Religion and politics

Yesterday I went to the polls to vote. I’ve been waiting months to take that tangible step of punching my straight [********] party ticket. I love how at the end of the electronic ballot a bright red flashing button lights up that says “Vote!” Of course, I voted for [********] in the presidential race.

[And of course, I’ve taken out proper nouns to protect our status as a non-partisan religious institution—and to keep you guessing!]

While we aren’t partisan in our politics as a church, it is our duty to take stands on important ethical issues of our times. We do take political stands. We are interested in reproductive rights, immigrant issues, and challenging oppressive economic policy. Our first principle calls us to support equal marriage rights, just as we challenged “don’t ask, don’t tell” which is now a thing of the past. Some Unitarian churches have spoken out against particular military conflicts, others on gun control or drug policies. These issues are inherently political, just not partisan.

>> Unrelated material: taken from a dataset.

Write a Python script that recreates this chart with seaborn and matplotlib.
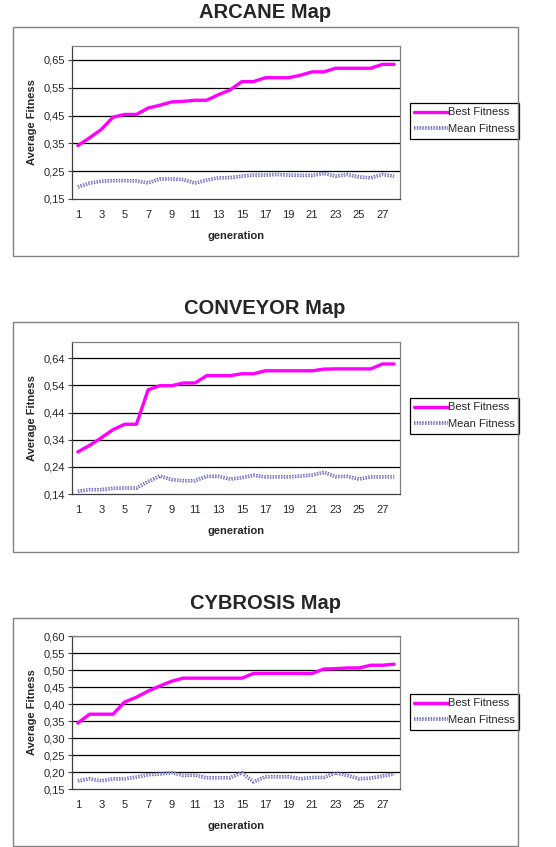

One great sadness in our nineteenth-century Unitarian heritage is how most of our Boston ministers and churches did not speak out against slavery. One notable exception was Theodore Parker, who kept a gun in his desk in case he needed to defend an escaped slave. Boston’s elite Unitarian churches, whose financial resources were bound up in the slave trade, turned their backs on him—but Parker stood by our tradition of a free pulpit and spoke out on the most important and difficult political issue of his day.

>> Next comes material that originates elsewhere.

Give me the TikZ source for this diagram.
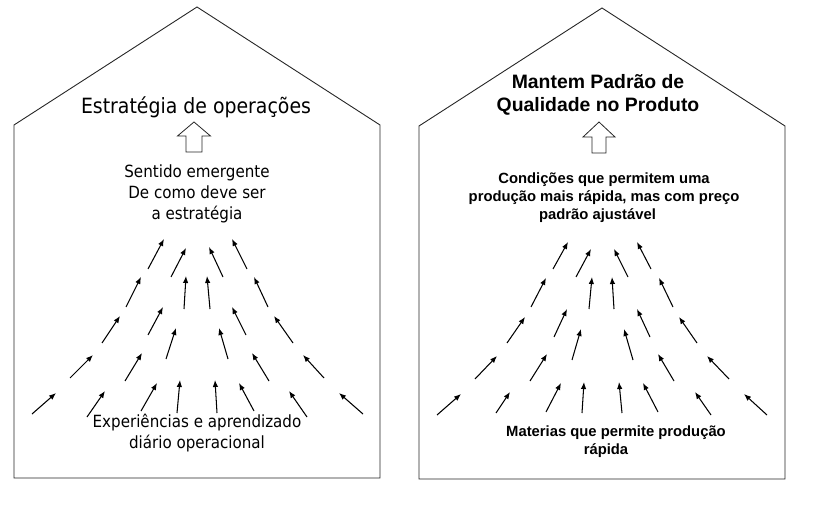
\documentclass[tikz,border=0pt]{standalone}
\usepackage{fontspec}
\setmainfont{Liberation Sans}
\newfontfamily\condfont{DejaVu Sans Condensed}
\usetikzlibrary{arrows.meta}
\tikzset{
  house/.style={draw=black!85,line width=0.9pt,line join=miter},
  hollow/.style={draw=black!85,line width=0.8pt,fill=white},
  flow/.style={draw=black,line width=1.05pt,-{Latex[length=7pt,width=5.5pt]}},
  lefttitle/.style={font=\condfont\fontsize{21}{25}\selectfont,inner sep=0pt,align=center},
  lefttext/.style={font=\condfont\fontsize{16.8}{21}\selectfont,inner sep=0pt,align=center},
  righttitle/.style={font=\bfseries\fontsize{19.4}{23}\selectfont,inner sep=0pt,align=center},
  righttext/.style={font=\bfseries\fontsize{14.8}{18}\selectfont,inner sep=0pt,align=center},
}
\begin{document}
\begin{tikzpicture}[x=1pt,y=-1pt]
\useasboundingbox (0,0) rectangle (821,510);
% houses
\draw[house] (14,125) -- (197,7) -- (380,125) -- (380,478) -- (14,478) -- cycle;
\draw[house] (419,126) -- (602,8) -- (785,126) -- (785,479) -- (419,479) -- cycle;
% hollow arrows
\draw[hollow] (194,122) -- (210.5,136) -- (202,136) -- (202,152) -- (186,152) -- (186,136) -- (177.5,136) -- cycle;
\draw[hollow] (599,122) -- (615,137) -- (606,137) -- (606,153) -- (592,153) -- (592,137) -- (583,137) -- cycle;
% left texts
\node[lefttitle] (ltitle) at (196,107) {Estratégia de operações};
\node[lefttext] (lmid) at (197,194) {Sentido emergente\\De como deve ser\\a estratégia};
\node[lefttext] (lbot) at (197,433) {Experiências e aprendizado\\diário operacional};
% right texts
\node[righttitle] (rtitle) at (598,95) {Mantem Padrão de\\Qualidade no Produto};
\node[righttext] (rmid) at (604,198) {Condições que permitem uma\\produção mais rápida, mas com preço\\padrão ajustável\hspace*{13pt}};
\node[righttext] (rbot1) at (616,433) {Materias que permite produção};
\node[righttext] (rbot2) at (606,451) {rápida};
% left flow arrows
\foreach \i/\tx/\ty/\hx/\hy in {
1/148/269/164/239, 2/171/277/186/248, 3/223/277/209/247, 4/247/269/232/239,
5/126/307/141/277, 6/184/309/186/276, 7/210/309/207/276, 8/268/307/254/277,
9/102/343/120/316, 10/148/335/163/307, 11/246/335/232/307, 12/293/343/274/316,
13/166/359/176/328, 14/228/359/219/328,
15/70/378/93/355, 16/125/381/142/353, 17/269/381/252/353, 18/324/378/303/355,
19/32/414/56/393, 20/87/417/105/391, 21/141/411/157/383, 22/177/413/180/380,
23/217/413/215/380, 24/254/411/239/383, 25/307/417/289/391, 26/363/414/339/393}{
  \coordinate (lt\i) at (\tx,\ty);
  \coordinate (lh\i) at (\hx,\hy);
  \draw[flow] (lt\i) -- (lh\i);
}
% right flow arrows
\foreach \i/\tx/\ty/\hx/\hy in {
1/553/269/568/242, 2/576/277/591/249, 3/628/277/614/249, 4/651/269/637/242,
5/531/307/546/278, 6/589/309/592/277, 7/614/309/612/277, 8/673/307/659/278,
9/507/343/525/317, 10/554/337/567/309, 11/650/337/637/309, 12/697/343/679/317,
13/572/360/581/329, 14/633/360/624/329,
15/475/379/497/356, 16/530/381/547/354, 17/674/381/658/354, 18/729/379/707/356,
19/437/415/461/394, 20/496/413/510/392, 21/546/412/561/383, 22/582/413/584/382,
23/622/413/619/382, 24/658/412/643/383, 25/711/415/695/392, 26/767/415/744/394}{
  \coordinate (rt\i) at (\tx,\ty);
  \coordinate (rh\i) at (\hx,\hy);
  \draw[flow] (rt\i) -- (rh\i);
}
\end{tikzpicture}
\end{document}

To this day the freedom of our pulpit is absolute. Our covenental letter of call guarantees as a basic premise “that the pulpit is free and untrammeled. The Minister is expected to express his or her values, views, and commitments without fear or favor.” This freedom extends to those who take up the pulpit when the minister is away. Likewise in our tradition, what is said from the pulpit is not an official statement of a church position—only the view of the speaker.

In a few weeks, after the election, I will be preaching a “Dear Mr. President” sermon to lift up some of my hopes for the next four years, whoever might be occupying the Oval Office. Preaching that today would probably wind up partisan. In a few weeks, it will be a call for justice.

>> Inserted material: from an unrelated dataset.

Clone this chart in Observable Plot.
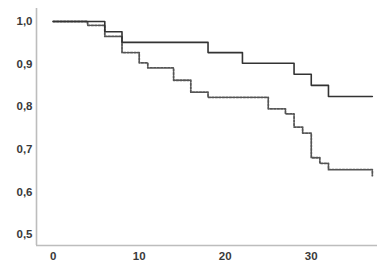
<!DOCTYPE html>
<html>
<head>
<meta charset="utf-8">
<script src="https://cdn.jsdelivr.net/npm/d3@7"></script>
<script src="https://cdn.jsdelivr.net/npm/@observablehq/plot@0.6"></script>
<style>
  html, body { margin: 0; padding: 0; background: #fff; }
  #chart { width: 377px; height: 271px; overflow: hidden; }
</style>
</head>
<body>
<div id="chart"></div>
<script>
// Group 1 (solid line)
const solidTimes = [0, 6, 8, 18, 22, 28, 30, 32, 37.1];
const solidSurv  = [1, 0.976, 0.951, 0.927, 0.902, 0.876, 0.850, 0.824, 0.824];
// Group 2 (dotted line)
const dottedTimes = [0, 4, 6, 8, 10, 11, 14, 16, 18, 25, 27, 28, 29, 30, 31, 32, 37.1];
const dottedSurv  = [1, 0.991, 0.965, 0.927, 0.903, 0.891, 0.862, 0.834, 0.822, 0.795, 0.783, 0.752, 0.738, 0.680, 0.667, 0.652, 0.638];
// Tick labels
const xTicks = [0, 10, 20, 30];
const yTicks = [0.5, 0.6, 0.7, 0.8, 0.9, 1.0];

const solid = solidTimes.map((t, i) => ({t, s: solidSurv[i]}));
const dotted = dottedTimes.map((t, i) => ({t, s: dottedSurv[i]}));

const xDomain = [-1.94, 37.7];
const yDomain = [0.474, 1.0305];
const fmt = d => d3.format(".1f")(d).replace(".", ",");

const chart = Plot.plot({
  width: 377,
  height: 271,
  marginLeft: 36,
  marginRight: 0,
  marginTop: 8,
  marginBottom: 26,
  style: {fontFamily: "Liberation Sans, Arial, sans-serif", fontSize: "11.5px", fontWeight: "bold", color: "#3a3a3a", background: "#fff"},
  x: {domain: xDomain},
  y: {domain: yDomain},
  marks: [
    Plot.axisX({ticks: xTicks, tickSize: 0, tickPadding: 6, label: null, fill: "#3a3a3a"}),
    Plot.axisY({ticks: yTicks, tickSize: 0, tickPadding: 4, label: null, tickFormat: fmt, fill: "#3a3a3a"}),
    Plot.ruleX([xDomain[0]], {stroke: "#bdbdbd", strokeWidth: 1.6}),
    Plot.ruleY([yDomain[0]], {stroke: "#bdbdbd", strokeWidth: 1.6}),
    Plot.line(dotted, {x: "t", y: "s", curve: "step-after", stroke: "#555", strokeWidth: 1.8, strokeDasharray: "2,1.5"}),
    Plot.line(solid, {x: "t", y: "s", curve: "step-after", stroke: "#333", strokeWidth: 1.6})
  ]
});
document.getElementById("chart").appendChild(chart);
</script>
</body>
</html>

We need not believe alike to love alike, the old saying goes, and I hope that as we engage the hot political issues of our day we continue not to shy away from those which speak to our values. I hope that, for all of us, this process of wrestling with tough issues (political and ethical) affirms our commitment to our third principle: “Acceptance of one another and encouragement to spiritual growth in our congregations.” There will be times when we do not agree with a trend in the church or something being said, but we support and encourage each other by sharing our views and religious journeys. I value each and every viewpoint and person in this church, even when I do not agree with a position, even when I do not agree with a person. We value, we love, we grow. May we continue to be together in faith, reason, and community.